1 Tbsp olive oil
½ cup uncooked red lentils
1 large cooking onion
1 large carrot
½ cup of white mushrooms
2 medium garlic cloves
2 Tbsp tomato paste
2 cans of diced tomatoes (700ml)
2 cups vegetable broth
2 tsp dried oregano
2 tsp dried basil
1 tsp white sugar
Salt to taste
Pepper to taste
Pasta, gluten-free optional (300g)
Red Pepper flakes
Vegan Parm or nutritional yeast
Chop onion, garlic, carrots and mushrooms.Heat oil in a large pot or skillet on the stove over medium heat and sauté onions for about 2 minutes until translucent.
Add carrots and mushrooms then stir in some salt and pepper. Sauté until mushrooms have cooked down and turn light brown.
Add tomato paste, garlic and spices to pan and roast for a minute or two.
Add lentils, tomatoes, vegetable broth and stir to combine. Add 1 tsp of sugar and stir to combine.

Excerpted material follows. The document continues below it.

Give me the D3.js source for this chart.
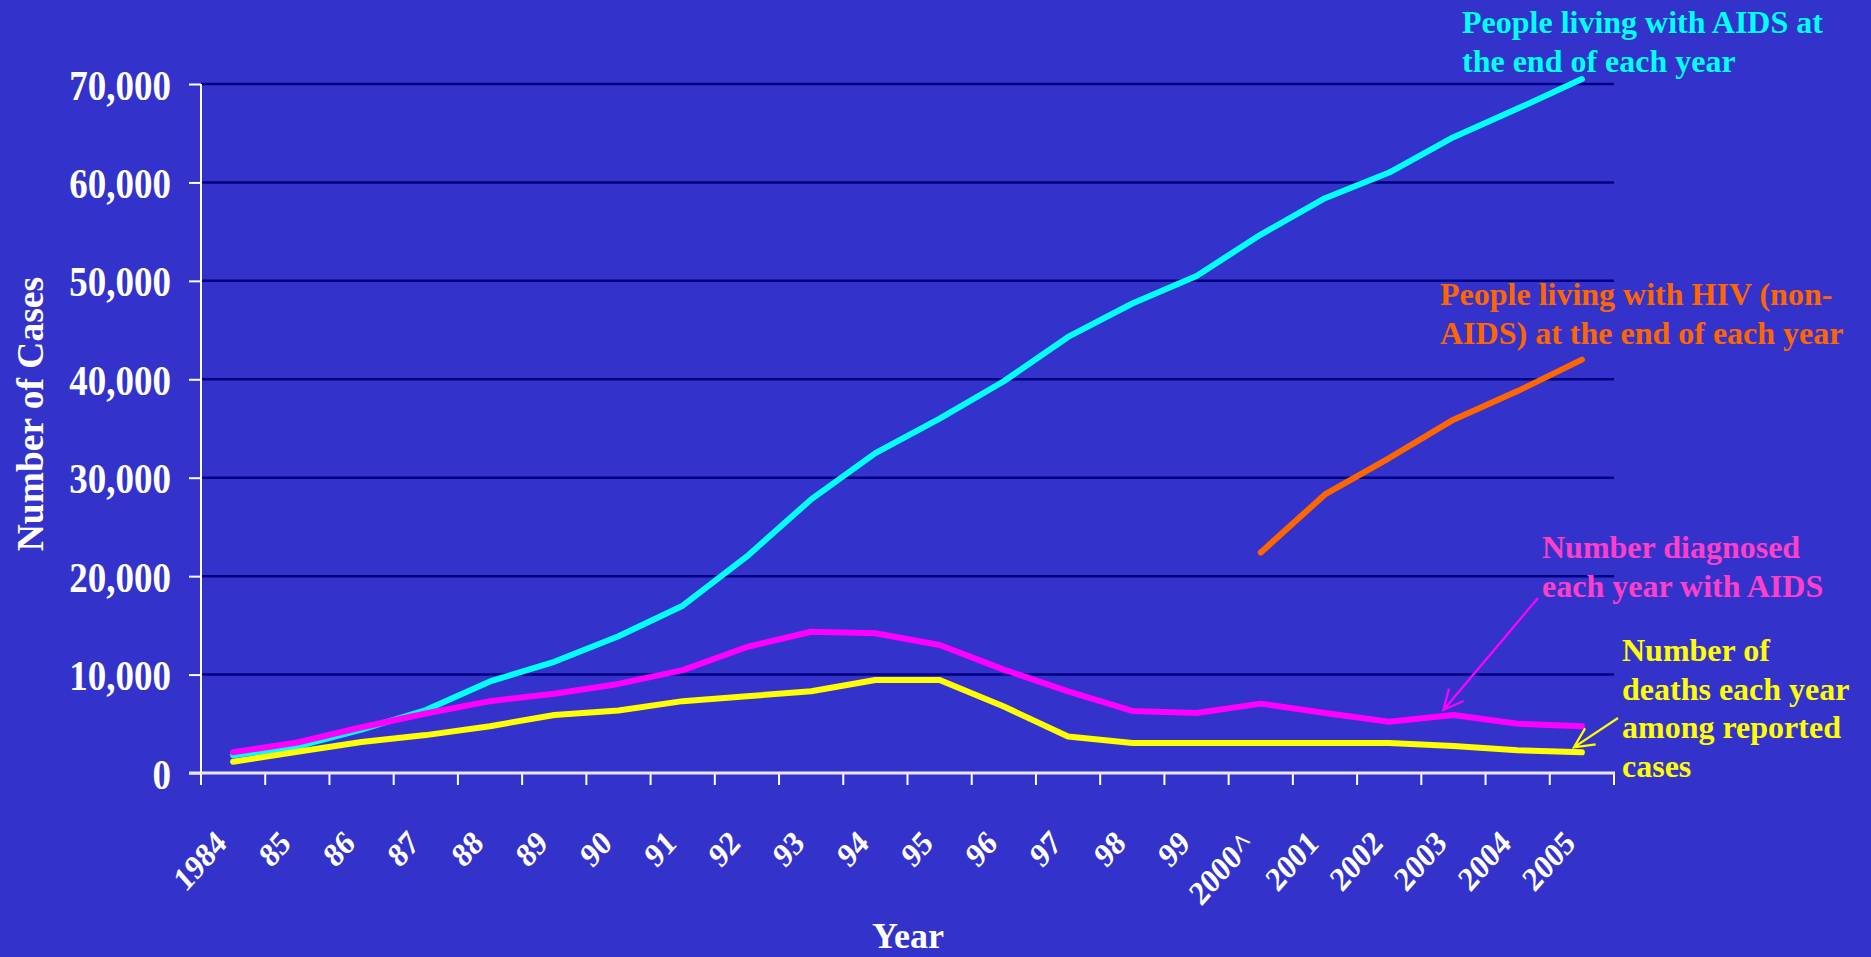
<!DOCTYPE html>
<html>
<head>
<meta charset="utf-8">
<script src="https://cdn.jsdelivr.net/npm/d3@7"></script>
<style>
  html, body { margin: 0; padding: 0; background: #3333CC; }
  svg { display: block; }
  text { font-family: "Liberation Serif", "Times New Roman", serif; font-weight: bold; }
</style>
</head>
<body>
<svg id="chart" width="1871" height="957"></svg>
<script>
// Year categories along the x axis
const years = ["1984","85","86","87","88","89","90","91","92","93","94","95","96","97","98","99","2000^","2001","2002","2003","2004","2005"];

// People living with AIDS at the end of each year
const livingAids = [1800,2700,4400,6400,9300,11300,13900,17000,22000,27800,32500,36000,39800,44300,47700,50500,54700,58400,61000,64600,67500,70500];
// People living with HIV (non-AIDS) at the end of each year (reported from 2000)
const livingHiv = [null,null,null,null,null,null,null,null,null,null,null,null,null,null,null,null,22400,28300,32000,35900,38800,42000];
// Number diagnosed each year with AIDS
const diagnosed = [2100,3100,4650,6050,7300,8050,9050,10450,12800,14350,14200,13000,10500,8300,6300,6100,7050,6100,5200,5900,5000,4750];
// Number of deaths each year among reported cases
const deaths = [1150,2150,3150,3850,4750,5900,6350,7300,7800,8300,9450,9450,6750,3700,3050,3050,3050,3050,3050,2750,2300,2100];

const yTicks = [0,10000,20000,30000,40000,50000,60000,70000];

const svg = d3.select("#chart");
const W = 1871, H = 957;
svg.append("rect").attr("width", W).attr("height", H).attr("fill", "#3333CC");

const plot = { left: 201, right: 1614, top: 84, bottom: 773 };

const x = d3.scaleBand().domain(years).range([plot.left, plot.right]).paddingInner(0).paddingOuter(0);
const y = d3.scaleLinear().domain([0, 70000]).range([plot.bottom, plot.top]);
const cx = d => x(d) + x.bandwidth() / 2;

// Horizontal gridlines
svg.append("g")
  .selectAll("line")
  .data(yTicks.filter(v => v > 0))
  .join("line")
  .attr("x1", plot.left).attr("x2", plot.right)
  .attr("y1", d => y(d)).attr("y2", d => y(d))
  .attr("stroke", "#000080").attr("stroke-width", 2.5);

// Y axis
const yAxis = svg.append("g")
  .attr("transform", `translate(${plot.left},0)`)
  .call(d3.axisLeft(y).tickValues(yTicks).tickSize(12).tickFormat(d3.format(",")));
yAxis.select(".domain").attr("stroke", "#FFFFFF").attr("stroke-width", 2)
  .attr("d", `M0,${plot.top}V${plot.bottom}`);
yAxis.selectAll(".tick line").attr("stroke", "#FFFFFF").attr("stroke-width", 2);
yAxis.selectAll(".tick text")
  .attr("x", null).attr("dy", null)
  .attr("transform", "translate(-30,15) scale(0.86,1)")
  .attr("fill", "#FFFFFF")
  .style("font-size", "43px")
  .style("font-family", "'Liberation Serif', 'Times New Roman', serif")
  .style("font-weight", "bold");

// X axis: labels from the band scale, ticks on category boundaries
const xAxis = svg.append("g")
  .attr("transform", `translate(0,${plot.bottom})`)
  .call(d3.axisBottom(x).tickSize(0).tickPadding(0));
xAxis.select(".domain").remove();
xAxis.selectAll(".tick text")
  .attr("y", null).attr("dy", null)
  .attr("text-anchor", "end")
  .attr("transform", "translate(-5,72) scale(0.88,1) rotate(-45)")
  .attr("fill", "#FFFFFF")
  .style("font-size", "34px")
  .style("font-family", "'Liberation Serif', 'Times New Roman', serif")
  .style("font-weight", "bold");

const bounds = years.map(d => x(d)).concat([x.range()[1]]);
svg.append("g")
  .selectAll("line")
  .data(bounds)
  .join("line")
  .attr("x1", d => d).attr("x2", d => d)
  .attr("y1", plot.bottom).attr("y2", plot.bottom + 12)
  .attr("stroke", "#FFFFFF").attr("stroke-width", 2);
svg.append("line")
  .attr("x1", plot.left - 12).attr("x2", plot.right + 1)
  .attr("y1", plot.bottom).attr("y2", plot.bottom)
  .attr("stroke", "#E6E6F4").attr("stroke-width", 3);

// Series lines
const series = [
  { values: livingAids, color: "#00FFFF" },
  { values: livingHiv, color: "#FF6600" },
  { values: diagnosed, color: "#FF00FF" },
  { values: deaths, color: "#FFFF00" }
];
const line = d3.line()
  .defined(d => d.v != null)
  .x(d => cx(d.year))
  .y(d => y(d.v));
svg.append("g")
  .selectAll("path")
  .data(series)
  .join("path")
  .attr("d", s => line(years.map((yr, i) => ({ year: yr, v: s.values[i] }))))
  .attr("fill", "none")
  .attr("stroke", s => s.color)
  .attr("stroke-width", 6)
  .attr("stroke-linejoin", "round")
  .attr("stroke-linecap", "round");

// Axis titles
svg.append("text")
  .attr("x", 908).attr("y", 948)
  .attr("text-anchor", "middle")
  .attr("fill", "#FFFFFF")
  .style("font-size", "36px")
  .text("Year");
svg.append("text")
  .attr("transform", "translate(43,277) rotate(-90)")
  .attr("text-anchor", "end")
  .attr("fill", "#FFFFFF")
  .style("font-size", "37.5px")
  .text("Number of Cases");

// Series annotations
function note(lines, x0, y0, color) {
  const t = svg.append("text")
    .attr("fill", color)
    .style("font-size", "32px");
  lines.forEach((s, i) => {
    t.append("tspan").attr("x", x0).attr("y", y0 + i * 38.5).text(s);
  });
}
note(["People living with AIDS at", "the end of each year"], 1462, 33, "#00FFFF");
note(["People living with HIV (non-", "AIDS) at the end of each year"], 1440, 305, "#FF6600");
note(["Number diagnosed", "each year with AIDS"], 1542, 558, "#FF3FC8");
note(["Number of", "deaths each year", "among reported", "cases"], 1622, 661, "#FFFF00");

// Pointer arrows from labels to their lines
function arrow(x0, y0, x1, y1, color) {
  const ang = Math.atan2(y0 - y1, x0 - x1);
  const len = 22, spread = Math.PI / 7;
  const a1 = [x1 + len * Math.cos(ang - spread), y1 + len * Math.sin(ang - spread)];
  const a2 = [x1 + len * Math.cos(ang + spread), y1 + len * Math.sin(ang + spread)];
  svg.append("path")
    .attr("d", `M${x0},${y0}L${x1},${y1}M${a1[0]},${a1[1]}L${x1},${y1}L${a2[0]},${a2[1]}`)
    .attr("fill", "none")
    .attr("stroke", color)
    .attr("stroke-width", 2.2);
}
arrow(1538, 598, cx("2003") - 10, y(diagnosed[19]) - 5, "#FF00FF");
arrow(1618, 718, cx("2005") - 8, y(deaths[21]) - 5, "#FFFF00");
</script>
</body>
</html>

Bring to a boil, then cover, reduce to low and simmer for 10 - 15 minutes, until lentils are cooked and the Bolognese sauce has begun to thicken.
In the meantime, start boiling water for pasta in a separate pot. Cook the pasta until al dente, then drain.
Adjust consistency by adding more water or more tomato paste if needed. Taste and adjust salt, pepper and spices.
Serve the lentil Bolognese sauce over the pasta and garnish however you like. Enjoy!